The top Alpine ski nations "are upset four months ahead of the 2014 Sochi Winter Games because the participation quota has changed in favor of 'smaller' nations," according to Ö24. Countries such as Austria and the U.S. "are threatened with reduced team sizes for the Games in the Russian Black Sea resort city." The Austrian Ski Federation (ÖSV) "would be hit especially hard." The ÖSV, which previously always had the maximum number of 22 Alpine skiers in its Olympic team, "would be only able to nominate 15." The reason for the new quota is the IOC and Int'l Ski Federation's (FIS) "wish to have more nations participate at the Olympics." Of the 1,319 FIS spots for the Olympics, 320 go to Alpine skiers. The maximum quota of 22 Alpine skiers "remains unchanged, however, due to multiple qualification systems it has become easier for smaller nations to get extra spots since July '12." In addition, the requirement of previous World Championship participation "has been removed" (Ö24, 10/1).
An award-winning Dutch photojournalist who has been working in Russia's North Caucasus region for five years "has been refused a Russian visa in what he says was likely an attempt to suspend his critical reporting" ahead of the 2014 Sochi Olympics, according to Yekaterina Kravtsova of the MOSCOW TIMES. Photojournalist Rob Hornstra and his colleague, writer Arnold Van Bruggen, "have produced a series of reports from Sochi and its surrounding areas as part of a project that has seen the pair interview local residents to document ongoing trouble and human rights violations in the North Caucasus." Hornstra said that the Dutch Embassy "had asked Russian authorities to cite a reason for the visa refusal," but that no official explanation "had been provided yet." The Dutch Embassy "could not be reached for comment." The Sochi Project was launched by Hornstra and Van Bruggen in '09 after Sochi "was announced as the host city of the 2014 Winter Olympics." In an interview with Lenta.ru in '12, Hornstra said that the main aim of the project "was to determine why there were ethnic tensions in the region and how these tensions could influence the Sochi Games, as well as how the games could influence the lives of the region's residents living below the poverty line" (MOSCOW TIMES, 9/30).
German Olympic and Paralympic athletes have presented their official outfits for the 2014 Sochi Winter Olympic and Paralympic Games during a fashion show at the Dusseldorf Convention Center.
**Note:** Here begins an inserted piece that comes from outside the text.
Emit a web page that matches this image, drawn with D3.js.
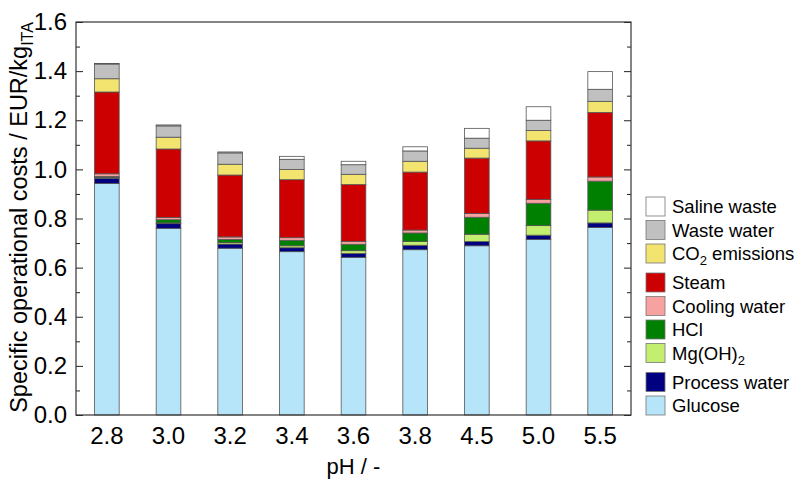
<!DOCTYPE html>
<html>
<head>
<meta charset="utf-8">
<script src="https://cdn.jsdelivr.net/npm/d3@7"></script>
<style>
  body { margin: 0; background: #fff; }
  svg { font-family: "Liberation Sans", Arial, sans-serif; }
</style>
</head>
<body>
<div id="chart"></div>
<script>
// categories (pH)
const phLabels = ['2.8', '3.0', '3.2', '3.4', '3.6', '3.8', '4.5', '5.0', '5.5'];

// cost components, bottom to top (EUR/kg ITA)
const glucose      = [0.943, 0.760, 0.679, 0.665, 0.642, 0.673, 0.689, 0.715, 0.763];
const processWater = [0.021, 0.019, 0.017, 0.016, 0.016, 0.018, 0.017, 0.017, 0.019];
const mgOH2        = [0.003, 0.003, 0.006, 0.008, 0.011, 0.015, 0.030, 0.039, 0.052];
const hcl          = [0.004, 0.013, 0.013, 0.022, 0.026, 0.035, 0.069, 0.091, 0.118];
const coolingWater = [0.011, 0.009, 0.010, 0.011, 0.012, 0.012, 0.015, 0.016, 0.017];
const steam        = [0.333, 0.279, 0.252, 0.236, 0.231, 0.236, 0.226, 0.238, 0.263];
const co2          = [0.054, 0.048, 0.044, 0.042, 0.042, 0.044, 0.040, 0.042, 0.045];
const wasteWater   = [0.060, 0.046, 0.046, 0.041, 0.039, 0.042, 0.041, 0.042, 0.049];
const salineWaste  = [0.002, 0.004, 0.004, 0.012, 0.014, 0.017, 0.040, 0.055, 0.072];

const yTicks = [0.0, 0.2, 0.4, 0.6, 0.8, 1.0, 1.2, 1.4, 1.6];

const series = [
  { key: 'glucose', label: ['Glucose'], color: '#b6e5fa', values: glucose },
  { key: 'process', label: ['Process water'], color: '#000080', values: processWater },
  { key: 'mg', label: ['Mg(OH)', '2'], color: '#c4ee70', values: mgOH2 },
  { key: 'hcl', label: ['HCl'], color: '#008000', values: hcl },
  { key: 'cooling', label: ['Cooling water'], color: '#f7a1a1', values: coolingWater },
  { key: 'steam', label: ['Steam'], color: '#cc0000', values: steam },
  { key: 'co2', label: ['CO', '2', ' emissions'], color: '#f2e46e', values: co2 },
  { key: 'waste', label: ['Waste water'], color: '#c0c0c0', values: wasteWater },
  { key: 'saline', label: ['Saline waste'], color: '#ffffff', values: salineWaste }
];

const width = 797, height = 482;
const margin = { top: 22, right: 166, bottom: 67, left: 76 };

const rows = phLabels.map((ph, i) => {
  const r = { ph: ph };
  series.forEach(s => { r[s.key] = s.values[i]; });
  return r;
});

const stacked = d3.stack().keys(series.map(s => s.key))(rows);

const svg = d3.select('#chart').append('svg')
  .attr('width', width)
  .attr('height', height);

const x = d3.scaleBand()
  .domain(phLabels)
  .range([margin.left, width - margin.right])
  .paddingInner(0.6)
  .paddingOuter(0.3);

const y = d3.scaleLinear()
  .domain([0, 1.6])
  .range([height - margin.bottom, margin.top]);

// bars
svg.append('g').selectAll('g')
  .data(stacked)
  .enter().append('g')
  .attr('fill', (d, i) => series[i].color)
  .selectAll('rect')
  .data(d => d)
  .enter().append('rect')
  .attr('x', d => x(d.data.ph))
  .attr('y', d => y(d[1]))
  .attr('width', x.bandwidth())
  .attr('height', d => y(d[0]) - y(d[1]))
  .attr('stroke', '#555')
  .attr('stroke-width', 0.8);

// left axis, ticks inside
const minorTicks = d3.range(0.1, 1.6, 0.2);
svg.append('g')
  .attr('transform', `translate(${margin.left},0)`)
  .call(d3.axisLeft(y).tickValues(yTicks).tickFormat(d3.format('.1f')).tickSize(-7).tickPadding(9))
  .call(g => g.select('.domain').remove())
  .call(g => g.selectAll('line').attr('stroke', '#222'))
  .call(g => g.selectAll('text').attr('font-size', 24).attr('fill', '#000'));
svg.append('g')
  .attr('transform', `translate(${margin.left},0)`)
  .call(d3.axisLeft(y).tickValues(minorTicks).tickFormat('').tickSize(-4))
  .call(g => g.select('.domain').remove())
  .call(g => g.selectAll('line').attr('stroke', '#222'));

// right axis, ticks inside, no labels
svg.append('g')
  .attr('transform', `translate(${width - margin.right},0)`)
  .call(d3.axisRight(y).tickValues(yTicks).tickFormat('').tickSize(-7))
  .call(g => g.select('.domain').remove())
  .call(g => g.selectAll('line').attr('stroke', '#222'));
svg.append('g')
  .attr('transform', `translate(${width - margin.right},0)`)
  .call(d3.axisRight(y).tickValues(minorTicks).tickFormat('').tickSize(-4))
  .call(g => g.select('.domain').remove())
  .call(g => g.selectAll('line').attr('stroke', '#222'));

// bottom axis
svg.append('g')
  .attr('transform', `translate(0,${height - margin.bottom})`)
  .call(d3.axisBottom(x).tickSize(0).tickPadding(12))
  .call(g => g.select('.domain').remove())
  .call(g => g.selectAll('text').attr('font-size', 24).attr('fill', '#000'));

// frame
svg.append('rect')
  .attr('x', margin.left)
  .attr('y', margin.top)
  .attr('width', width - margin.left - margin.right)
  .attr('height', height - margin.top - margin.bottom)
  .attr('fill', 'none')
  .attr('stroke', '#333')
  .attr('stroke-width', 1.2);

// axis titles
svg.append('text')
  .attr('x', (margin.left + width - margin.right) / 2)
  .attr('y', 474)
  .attr('text-anchor', 'middle')
  .attr('font-size', 22)
  .text('pH / -');

const yTitle = svg.append('text')
  .attr('transform', `translate(27,${(margin.top + height - margin.bottom) / 2 - 1}) rotate(-90)`)
  .attr('text-anchor', 'middle')
  .attr('font-size', 23.5);
yTitle.append('tspan').text('Specific operational costs / EUR/kg');
yTitle.append('tspan').attr('font-size', 16).attr('dy', 6).text('ITA');

// legend, top to bottom
const legend = svg.append('g');
let ly = 197;
series.slice().reverse().forEach(s => {
  const g = legend.append('g').attr('transform', `translate(646,${ly})`);
  g.append('rect')
    .attr('width', 19)
    .attr('height', 19)
    .attr('fill', s.color)
    .attr('stroke', '#777')
    .attr('stroke-width', 0.8);
  const t = g.append('text')
    .attr('x', 26)
    .attr('y', 16)
    .attr('font-size', 18.5);
  t.append('tspan').text(s.label[0]);
  if (s.label.length > 1) {
    t.append('tspan').attr('font-size', 13).attr('dy', 5).text(s.label[1]);
    if (s.label[2]) t.append('tspan').attr('dy', -5).text(s.label[2]);
  }
  ly += s.label.length > 1 ? 29 : 23.5;
});
</script>
</body>
</html>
The outfits, which are very colorful, have been created by the German Olympic Sports Association's (DOSB) official outfitters adidas, Bogner and Sioux (DOSB). ... Russia's military "will help ensure security during the preparations for and throughout next year’s Winter Olympic Games" (RIA NOVOSTI, 9/30). ... Russian Olympic Committee President Alexander Zhukov "is among the torchbearers for the first stage of the Sochi 2014 torch relay in Moscow next week." About 300 of the total 14,000 torchbearers "are to carry the Olympic flame through the streets of the Russian capital starting on Red Square" on Monday (R-SPORT, 10/1). ... The Australian Institute of Sport "has begun to cast its net wider in the search for future Olympians, launching a draft system" Tuesday "to help athletes in other sports transfer their talents into the Olympic realm." The AIS "will conduct selection trials for boxing and judo in eight cities around Australia over the next two months, looking to recruit talented athletes who have reached a dead end in other sports or are looking for a new challenge" (THE AUSTRALIAN, 10/2). ... UAE Special Olympics President Mohammad Fadil Al Hameli "has formally announced his candidature for election to the prestigious governing board of the International Paralympic Committee." Al Hameli said that "he hoped the UAE’s achievements at various Special Olympics in the past few years would stand him in good stead" (GULF NEWS, 10/1).